• Outlines for the 2024 Olympic games in Paris have been approved, smaller overall but with additions to appeal to the youth
  • They will finally achieve full gender parity, something 2021's Tokyo games will approach
  • Breakdancing, sailing, skateboarding and sport climbing will be new additions to Paris' games roster

The International Olympics Committee has approved plans for the 2024 Olympic games in Paris. The event has been scaled down to fit a “post-corona world,” but will include full gender equality along with some new arrivals: skateboarding, sport climbing, surfing and breakdancing.

The details come from a Dec. 7 press release, which touts the plans for the Paris Olympics as flexible and geared toward youth audiences. The new events and full gender parity were the main focus: although next year’s Tokyo Olympics will get close with 48.8% female athletes, Paris will be the first time the number has been exactly the same.

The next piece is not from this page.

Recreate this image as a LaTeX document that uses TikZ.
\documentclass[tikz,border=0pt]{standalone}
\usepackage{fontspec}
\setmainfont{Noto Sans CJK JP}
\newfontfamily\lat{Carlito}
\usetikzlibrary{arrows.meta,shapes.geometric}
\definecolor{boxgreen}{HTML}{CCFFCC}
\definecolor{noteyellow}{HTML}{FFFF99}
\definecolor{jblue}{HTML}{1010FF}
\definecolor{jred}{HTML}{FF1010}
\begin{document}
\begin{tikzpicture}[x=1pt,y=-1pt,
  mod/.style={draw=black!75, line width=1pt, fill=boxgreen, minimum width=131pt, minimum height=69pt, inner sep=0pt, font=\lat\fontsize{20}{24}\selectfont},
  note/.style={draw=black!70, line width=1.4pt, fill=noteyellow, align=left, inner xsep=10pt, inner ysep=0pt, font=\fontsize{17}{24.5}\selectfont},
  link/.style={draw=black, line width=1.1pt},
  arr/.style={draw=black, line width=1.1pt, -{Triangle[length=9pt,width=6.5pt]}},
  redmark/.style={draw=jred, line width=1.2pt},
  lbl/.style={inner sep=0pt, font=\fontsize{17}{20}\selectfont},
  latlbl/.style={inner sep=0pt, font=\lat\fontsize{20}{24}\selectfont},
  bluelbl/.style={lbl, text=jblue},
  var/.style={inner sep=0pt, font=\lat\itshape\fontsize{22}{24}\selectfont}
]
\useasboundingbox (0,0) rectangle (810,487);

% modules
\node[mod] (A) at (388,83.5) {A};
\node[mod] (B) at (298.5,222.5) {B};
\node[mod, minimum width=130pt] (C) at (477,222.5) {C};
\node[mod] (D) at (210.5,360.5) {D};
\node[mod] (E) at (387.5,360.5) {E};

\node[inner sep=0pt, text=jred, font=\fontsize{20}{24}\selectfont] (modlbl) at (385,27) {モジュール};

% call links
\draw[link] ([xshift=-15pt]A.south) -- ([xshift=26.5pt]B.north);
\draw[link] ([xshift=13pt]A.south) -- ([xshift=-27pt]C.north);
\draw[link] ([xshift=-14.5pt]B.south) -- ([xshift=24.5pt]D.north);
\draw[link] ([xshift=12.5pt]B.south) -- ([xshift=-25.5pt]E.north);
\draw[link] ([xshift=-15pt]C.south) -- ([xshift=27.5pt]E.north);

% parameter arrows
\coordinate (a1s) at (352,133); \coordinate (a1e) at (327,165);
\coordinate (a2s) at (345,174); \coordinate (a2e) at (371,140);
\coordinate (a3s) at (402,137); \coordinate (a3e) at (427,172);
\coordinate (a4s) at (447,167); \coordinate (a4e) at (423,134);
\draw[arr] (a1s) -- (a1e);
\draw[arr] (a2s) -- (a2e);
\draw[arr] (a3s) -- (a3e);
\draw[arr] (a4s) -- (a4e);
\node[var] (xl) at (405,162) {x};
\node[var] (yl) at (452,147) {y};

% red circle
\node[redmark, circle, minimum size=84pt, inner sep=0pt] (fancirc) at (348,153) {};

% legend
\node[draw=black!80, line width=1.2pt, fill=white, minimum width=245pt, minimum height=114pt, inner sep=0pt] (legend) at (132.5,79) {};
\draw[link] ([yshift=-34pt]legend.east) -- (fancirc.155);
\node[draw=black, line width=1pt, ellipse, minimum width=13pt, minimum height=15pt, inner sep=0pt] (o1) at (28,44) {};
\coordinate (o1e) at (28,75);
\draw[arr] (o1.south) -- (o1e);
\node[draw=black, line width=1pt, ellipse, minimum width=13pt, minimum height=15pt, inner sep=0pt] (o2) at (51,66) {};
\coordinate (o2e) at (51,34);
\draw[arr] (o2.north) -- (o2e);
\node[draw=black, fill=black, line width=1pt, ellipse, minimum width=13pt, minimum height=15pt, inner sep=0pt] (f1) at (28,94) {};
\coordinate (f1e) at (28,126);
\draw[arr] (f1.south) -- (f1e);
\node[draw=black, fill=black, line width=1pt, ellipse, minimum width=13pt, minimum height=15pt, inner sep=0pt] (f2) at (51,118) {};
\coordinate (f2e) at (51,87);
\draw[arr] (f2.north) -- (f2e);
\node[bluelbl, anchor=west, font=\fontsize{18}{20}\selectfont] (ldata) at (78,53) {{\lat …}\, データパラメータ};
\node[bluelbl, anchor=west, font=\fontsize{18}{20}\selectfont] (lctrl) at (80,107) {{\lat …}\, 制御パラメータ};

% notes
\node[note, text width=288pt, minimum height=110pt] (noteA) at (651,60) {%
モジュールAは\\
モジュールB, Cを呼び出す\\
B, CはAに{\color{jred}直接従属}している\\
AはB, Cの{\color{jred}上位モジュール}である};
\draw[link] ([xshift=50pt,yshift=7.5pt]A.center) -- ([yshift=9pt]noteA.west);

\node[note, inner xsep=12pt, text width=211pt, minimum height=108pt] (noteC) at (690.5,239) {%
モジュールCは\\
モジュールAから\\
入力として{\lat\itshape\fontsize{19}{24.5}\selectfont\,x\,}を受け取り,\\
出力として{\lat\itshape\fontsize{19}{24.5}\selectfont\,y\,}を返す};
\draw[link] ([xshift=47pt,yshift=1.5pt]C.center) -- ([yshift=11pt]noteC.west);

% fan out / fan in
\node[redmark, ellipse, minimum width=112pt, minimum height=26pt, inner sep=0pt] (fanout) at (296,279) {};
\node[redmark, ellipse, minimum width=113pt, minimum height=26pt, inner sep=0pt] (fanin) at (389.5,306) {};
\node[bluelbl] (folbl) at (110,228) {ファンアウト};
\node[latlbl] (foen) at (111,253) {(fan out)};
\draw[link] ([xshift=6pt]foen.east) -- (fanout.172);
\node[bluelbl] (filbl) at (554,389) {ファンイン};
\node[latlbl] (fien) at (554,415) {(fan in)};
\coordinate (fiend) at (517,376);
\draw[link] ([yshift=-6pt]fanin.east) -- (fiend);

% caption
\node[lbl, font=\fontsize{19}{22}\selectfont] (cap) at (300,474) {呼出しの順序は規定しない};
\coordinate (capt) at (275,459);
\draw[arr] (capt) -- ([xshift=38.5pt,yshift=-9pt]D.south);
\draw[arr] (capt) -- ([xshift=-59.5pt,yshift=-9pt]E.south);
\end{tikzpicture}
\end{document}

“With this program, we are making the Olympic Games Paris 2024 fit for the post-corona world, reducing the cost and complexity of hosting the Games,” said committee president Thomas Bach. “There is also a strong focus on youth.”

The inclusion of breakdancing is one hallmark of the focus on new generations. The sport was buoyed by strong interest at the 2018 Youth Olympic Games in Buenos Aires.

Johanna Rodrigues is a rare female face on India's breakdancing scene
Johanna Rodrigues is a rare female face on India's breakdancing scene AFP / Manjunath Kiran

More generally the release talks about an “expanded urban sport concept” to “showcase youth-focused events that are inclusive, engaging and can be practiced outside conventional arenas.”

The sheer size of the event, however, has been reduced. Almost 600 fewer athletes will head to Paris than Tokyo, to a total of 10,500. The committee has spread out the reductions, but larger sports that can bear the loss will face greater cuts.

The final number of events in 2024 will be 329, ten less than in Tokyo. The biggest hits came to the boxing and weightlifting communities, which saw a reduction due to falling faith in the sports’ international governing bodies and, in the case of weightlifting, ongoing doping scandals.